■ **EXERCISE DETAILS**: Include in the output only the lines from the opening of the records through the line containing "plt.rcParams['font.family'] = ['Liberation", each printed exactly; pictures are omitted.

■ **RECORDS FOR THIS TASK**:

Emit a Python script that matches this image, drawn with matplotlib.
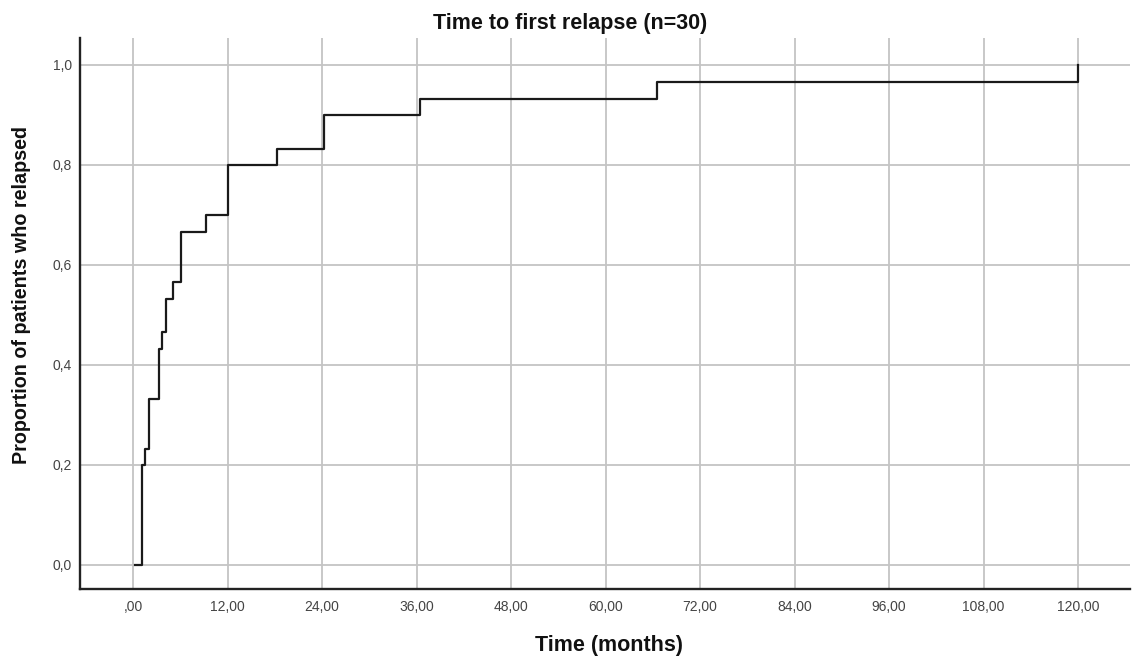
import numpy as np
import matplotlib
matplotlib.use("Agg")
import matplotlib.pyplot as plt
from matplotlib.ticker import FuncFormatter

plt.rcParams['font.family'] = ['Liberation Sans', 'DejaVu Sans']

# données (temps en mois, proportion cumulée de rechutes)
times = [0.25, 1.1, 1.5, 2.0, 3.3, 3.7, 4.2, 5.1, 6.1, 9.3, 12.1, 18.3, 24.25, 36.4, 66.6, 120.0]
props = [0.0, 0.2, 0.233, 0.333, 0.433, 0.467, 0.533, 0.567, 0.667, 0.70, 0.80, 0.833, 0.90, 0.933, 0.967, 1.0]

x_ticks = [0, 12, 24, 36, 48, 60, 72, 84, 96, 108, 120]
y_ticks = [0.0, 0.2, 0.4, 0.6, 0.8, 1.0]

W, H = 1132, 658
fig = plt.figure(figsize=(W / 100, H / 100), dpi=100)
ax = fig.add_axes([80 / W, 69 / H, 1050 / W, 551 / H])

ax.step(times, props, where='post', color='#1a1a1a', linewidth=1.6, zorder=3)

ax.set_xlim(-6.73, 126.6)
ax.set_ylim(-0.048, 1.054)
ax.set_xticks(x_ticks)
ax.set_yticks(y_ticks)

# format SPSS : virgule décimale
def fmt_x(v, pos):
    s = "{:.2f}".format(v).replace('.', ',')
    return s[1:] if s.startswith('0,') else s

def fmt_y(v, pos):
    return "{:.1f}".format(v).replace('.', ',')

ax.xaxis.set_major_formatter(FuncFormatter(fmt_x))
ax.yaxis.set_major_formatter(FuncFormatter(fmt_y))
ax.tick_params(length=0, labelsize=10, labelcolor='#444444')
ax.tick_params(axis='x', pad=8)
ax.tick_params(axis='y', pad=6)

ax.grid(True, color='#c4c4c4', linewidth=1.3)
ax.set_axisbelow(True)
for side in ['top', 'right']:
    ax.spines[side].set_visible(False)
for side in ['left', 'bottom']:
    ax.spines[side].set_linewidth(1.7)
    ax.spines[side].set_color('#222222')

fig.text(570 / W, 1 - 23 / H, 'Time to first relapse (n=30)', ha='center', va='center',
         fontsize=15.5, fontweight='bold', color='#111111')
fig.text(609 / W, 1 - 645 / H, 'Time (months)', ha='center', va='center',
         fontsize=15.5, fontweight='bold', color='#111111')
fig.text(22 / W, 1 - 295 / H, 'Proportion of patients who relapsed', ha='center', va='center',
         rotation=90, fontsize=14.2, fontweight='bold', color='#111111')

fig.savefig('out.png', dpi=100, facecolor='white')
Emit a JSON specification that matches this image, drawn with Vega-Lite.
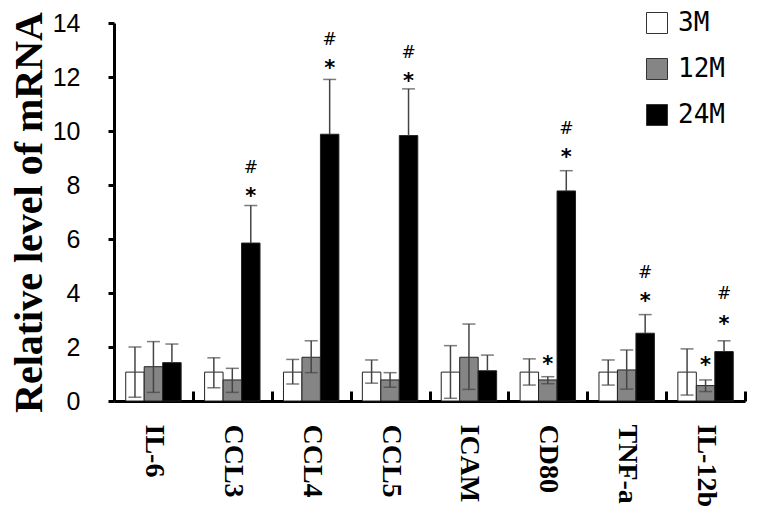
{
  "$schema": "https://vega.github.io/schema/vega-lite/v6.json",
  "autosize": "none",
  "width": 631,
  "height": 378,
  "padding": {"left": 114, "top": 23, "right": 13, "bottom": 123},
  "background": "white",
  "config": {"view": {"stroke": null}},
  "datasets": {
    "bars": [
      {"gene": "IL-6", "group": "3M", "value": 1.07, "lo": 0.14, "hi": 2.0},
      {"gene": "IL-6", "group": "12M", "value": 1.27, "lo": 0.32, "hi": 2.2},
      {"gene": "IL-6", "group": "24M", "value": 1.42, "lo": 1.42, "hi": 2.11},
      {"gene": "CCL3", "group": "3M", "value": 1.07, "lo": 0.49, "hi": 1.6},
      {"gene": "CCL3", "group": "12M", "value": 0.78, "lo": 0.32, "hi": 1.21},
      {"gene": "CCL3", "group": "24M", "value": 5.85, "lo": 5.85, "hi": 7.24},
      {"gene": "CCL4", "group": "3M", "value": 1.07, "lo": 0.63, "hi": 1.54},
      {"gene": "CCL4", "group": "12M", "value": 1.62, "lo": 1.05, "hi": 2.23},
      {"gene": "CCL4", "group": "24M", "value": 9.88, "lo": 9.88, "hi": 11.91},
      {"gene": "CCL5", "group": "3M", "value": 1.07, "lo": 0.66, "hi": 1.52},
      {"gene": "CCL5", "group": "12M", "value": 0.78, "lo": 0.51, "hi": 1.05},
      {"gene": "CCL5", "group": "24M", "value": 9.83, "lo": 9.83, "hi": 11.56},
      {"gene": "ICAM", "group": "3M", "value": 1.07, "lo": 0.1, "hi": 2.05},
      {"gene": "ICAM", "group": "12M", "value": 1.62, "lo": 0.43, "hi": 2.85},
      {"gene": "ICAM", "group": "24M", "value": 1.12, "lo": 1.12, "hi": 1.7},
      {"gene": "CD80", "group": "3M", "value": 1.07, "lo": 0.59, "hi": 1.56},
      {"gene": "CD80", "group": "12M", "value": 0.78, "lo": 0.64, "hi": 0.9},
      {"gene": "CD80", "group": "24M", "value": 7.78, "lo": 7.78, "hi": 8.53},
      {"gene": "TNF-a", "group": "3M", "value": 1.07, "lo": 0.59, "hi": 1.52},
      {"gene": "TNF-a", "group": "12M", "value": 1.15, "lo": 0.44, "hi": 1.89},
      {"gene": "TNF-a", "group": "24M", "value": 2.51, "lo": 2.51, "hi": 3.2},
      {"gene": "IL-12b", "group": "3M", "value": 1.07, "lo": 0.22, "hi": 1.93},
      {"gene": "IL-12b", "group": "12M", "value": 0.57, "lo": 0.35, "hi": 0.78},
      {"gene": "IL-12b", "group": "24M", "value": 1.83, "lo": 1.83, "hi": 2.23}
    ],
    "marks": [
      {"gene": "CCL3", "group": "24M", "symbol": "*", "pos": 7.75},
      {"gene": "CCL3", "group": "24M", "symbol": "#", "pos": 8.68},
      {"gene": "CCL4", "group": "24M", "symbol": "*", "pos": 12.47},
      {"gene": "CCL4", "group": "24M", "symbol": "#", "pos": 13.4},
      {"gene": "CCL5", "group": "24M", "symbol": "*", "pos": 12.01},
      {"gene": "CCL5", "group": "24M", "symbol": "#", "pos": 12.94},
      {"gene": "CD80", "group": "12M", "symbol": "*", "pos": 1.52},
      {"gene": "CD80", "group": "24M", "symbol": "*", "pos": 9.17},
      {"gene": "CD80", "group": "24M", "symbol": "#", "pos": 10.1},
      {"gene": "TNF-a", "group": "24M", "symbol": "*", "pos": 3.86},
      {"gene": "TNF-a", "group": "24M", "symbol": "#", "pos": 4.79},
      {"gene": "IL-12b", "group": "12M", "symbol": "*", "pos": 1.49},
      {"gene": "IL-12b", "group": "24M", "symbol": "*", "pos": 3.0},
      {"gene": "IL-12b", "group": "24M", "symbol": "#", "pos": 3.99}
    ]
  },
  "encoding": {
    "x": {
      "field": "gene",
      "type": "nominal",
      "sort": ["IL-6", "CCL3", "CCL4", "CCL5", "ICAM", "CD80", "TNF-a", "IL-12b"],
      "scale": {"paddingInner": 0, "paddingOuter": 0},
      "axis": {
        "title": null,
        "tickBand": "extent",
        "labelAngle": 90,
        "labelAlign": "left",
        "labelBaseline": "middle",
        "labelFont": "Liberation Serif",
        "labelFontWeight": "bold",
        "labelFontSize": 28,
        "labelColor": "black",
        "labelPadding": 33,
        "tickSize": -10,
        "tickWidth": 3,
        "tickColor": "black",
        "domainWidth": 3,
        "domainColor": "black",
        "grid": false
      }
    },
    "xOffset": {
      "field": "group",
      "type": "nominal",
      "sort": ["3M", "12M", "24M"],
      "scale": {"paddingInner": 0, "paddingOuter": 0.635}
    }
  },
  "layer": [
    {
      "data": {"name": "bars"},
      "mark": {"type": "bar", "stroke": "#222", "strokeWidth": 1},
      "encoding": {
        "y": {
          "field": "value",
          "type": "quantitative",
          "scale": {"domain": [0, 14], "nice": false},
          "axis": {
            "values": [0, 2, 4, 6, 8, 10, 12, 14],
            "title": "Relative level of mRNA",
            "titleFont": "Liberation Serif",
            "titleFontWeight": "bold",
            "titleFontSize": 40,
            "titleColor": "black",
            "titlePadding": 3,
            "labelFont": "Liberation Sans",
            "labelFontSize": 25,
            "labelColor": "black",
            "labelPadding": 28,
            "tickSize": 6,
            "tickWidth": 3,
            "tickColor": "black",
            "domainWidth": 3,
            "domainColor": "black",
            "grid": false
          }
        },
        "fill": {
          "field": "group",
          "type": "nominal",
          "sort": ["3M", "12M", "24M"],
          "scale": {"domain": ["3M", "12M", "24M"], "range": ["white", "#858585", "black"]},
          "legend": {
            "orient": "none",
            "legendX": 530,
            "legendY": -13,
            "title": null,
            "symbolType": "square",
            "symbolSize": 441,
            "symbolStrokeColor": "#333",
            "symbolStrokeWidth": 1,
            "labelFont": "DejaVu Sans Mono",
            "labelFontSize": 26,
            "labelColor": "black",
            "labelOffset": 8,
            "rowPadding": 20,
            "padding": 0
          }
        }
      }
    },
    {
      "data": {"name": "bars"},
      "mark": {"type": "rule", "color": "#444", "strokeWidth": 1.5},
      "encoding": {
        "y": {"field": "lo", "type": "quantitative"},
        "y2": {"field": "hi"}
      }
    },
    {
      "data": {"name": "bars"},
      "mark": {"type": "tick", "color": "#444", "thickness": 1.5, "size": 13},
      "encoding": {
        "y": {"field": "hi", "type": "quantitative"}
      }
    },
    {
      "data": {"name": "bars"},
      "transform": [{"filter": "datum.group !== '24M'"}],
      "mark": {"type": "tick", "color": "#444", "thickness": 1.5, "size": 13},
      "encoding": {
        "y": {"field": "lo", "type": "quantitative"}
      }
    },
    {
      "data": {"name": "marks"},
      "transform": [{"filter": "datum.symbol === '*'"}],
      "mark": {"type": "text", "font": "DejaVu Sans", "fontWeight": "bold", "fontSize": 21, "baseline": "alphabetic", "dy": 11, "color": "black"},
      "encoding": {
        "y": {"field": "pos", "type": "quantitative"},
        "text": {"field": "symbol"}
      }
    },
    {
      "data": {"name": "marks"},
      "transform": [{"filter": "datum.symbol === '#'"}],
      "mark": {"type": "text", "font": "DejaVu Sans", "fontSize": 17, "baseline": "alphabetic", "dy": 6, "color": "black"},
      "encoding": {
        "y": {"field": "pos", "type": "quantitative"},
        "text": {"field": "symbol"}
      }
    }
  ]
}
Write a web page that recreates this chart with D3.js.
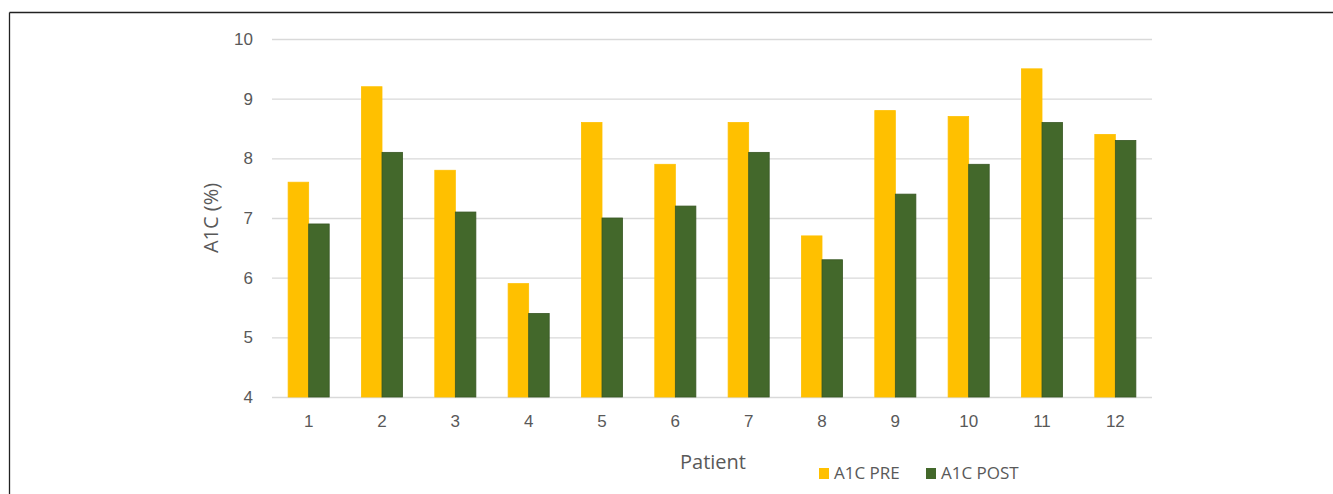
<!DOCTYPE html>
<html>
<head>
<meta charset="utf-8">
<script src="https://cdn.jsdelivr.net/npm/d3@7"></script>
<style>
  html, body { margin: 0; padding: 0; background: #fff; }
  svg { display: block; font-family: "Open Sans", "Noto Sans", sans-serif; }
</style>
</head>
<body>
<svg id="chart" width="1333" height="494"></svg>
<script>
// A1C before and after, per patient
const patients = ["1", "2", "3", "4", "5", "6", "7", "8", "9", "10", "11", "12"];
const seriesNames = ["A1C PRE", "A1C POST"];
const a1cPre  = [7.6, 9.2, 7.8, 5.9, 8.6, 7.9, 8.6, 6.7, 8.8, 8.7, 9.5, 8.4];
const a1cPost = [6.9, 8.1, 7.1, 5.4, 7.0, 7.2, 8.1, 6.3, 7.4, 7.9, 8.6, 8.3];
const yTicks  = [4, 5, 6, 7, 8, 9, 10];

const colors = { "A1C PRE": "#FFC000", "A1C POST": "#43682B" };
const strokes = { "A1C PRE": "#FFC000", "A1C POST": "#385723" };

const svg = d3.select("#chart");

// frame lines (top and left)
svg.append("line").attr("x1", 9.5).attr("x2", 1333).attr("y1", 12.5).attr("y2", 12.5)
  .attr("stroke", "#222").attr("stroke-width", 1.3);
svg.append("line").attr("x1", 9.5).attr("x2", 9.5).attr("y1", 12.5).attr("y2", 494)
  .attr("stroke", "#222").attr("stroke-width", 1.3);

const plot = { left: 272, right: 1152, top: 39, bottom: 397 };

const x = d3.scaleBand().domain(patients).range([plot.left, plot.right]).paddingInner(0.44).paddingOuter(0.22);
const xs = d3.scaleBand().domain(seriesNames).range([0, x.bandwidth()]);
const y = d3.scaleLinear().domain([4, 10]).range([plot.bottom, plot.top]);

// gridlines
const yAxis = d3.axisLeft(y).tickValues(yTicks).tickSize(-(plot.right - plot.left)).tickPadding(19).tickFormat(d3.format("d"));
const gy = svg.append("g").attr("transform", `translate(${plot.left},0)`).call(yAxis);
gy.select(".domain").remove();
gy.selectAll(".tick line").attr("stroke", "#d9d9d9").attr("stroke-width", 1.3);
gy.selectAll(".tick text").attr("fill", "#595959").style("font-size", "17px");

// bars
const rows = patients.map((p, i) => ({ p, values: [
  { key: "A1C PRE", v: a1cPre[i] },
  { key: "A1C POST", v: a1cPost[i] }
]}));

const groups = svg.append("g").selectAll("g").data(rows).join("g")
  .attr("transform", d => `translate(${x(d.p)},0)`);
groups.selectAll("rect").data(d => d.values).join("rect")
  .attr("x", d => xs(d.key))
  .attr("width", xs.bandwidth())
  .attr("y", d => y(d.v))
  .attr("height", d => y(4) - y(d.v))
  .attr("fill", d => colors[d.key])
  .attr("stroke", d => strokes[d.key])
  .attr("stroke-width", 0.8);

// x axis labels
const xAxis = d3.axisBottom(x).tickSize(0).tickPadding(18);
const gx = svg.append("g").attr("transform", `translate(0,${plot.bottom})`).call(xAxis);
gx.select(".domain").remove();
gx.selectAll(".tick text").attr("fill", "#595959").style("font-size", "17px");

// axis titles
svg.append("text").attr("x", 713).attr("y", 469).attr("text-anchor", "middle")
  .attr("fill", "#595959").style("font-size", "20px").text("Patient");
svg.append("text").attr("transform", "translate(218,218) rotate(-90)").attr("text-anchor", "middle")
  .attr("fill", "#595959").style("font-size", "20px").text("A1C (%)");

// legend
const legendX = [819, 926];
const lg = svg.append("g").selectAll("g").data(seriesNames).join("g")
  .attr("transform", (d, i) => `translate(${legendX[i]},468)`);
lg.append("rect").attr("width", 10).attr("height", 11).attr("fill", d => colors[d]);
lg.append("text").attr("x", 15).attr("y", 11).attr("fill", "#595959").style("font-size", "17px").text(d => d);
</script>
</body>
</html>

■ **SOLUTION FOR THIS PROBLEM**:
Emit a Python script that matches this image, drawn with matplotlib.
import numpy as np
import matplotlib
matplotlib.use("Agg")
import matplotlib.pyplot as plt
from matplotlib.ticker import FuncFormatter

plt.rcParams['font.family'] = ['Liberation Sans', 'DejaVu Sans']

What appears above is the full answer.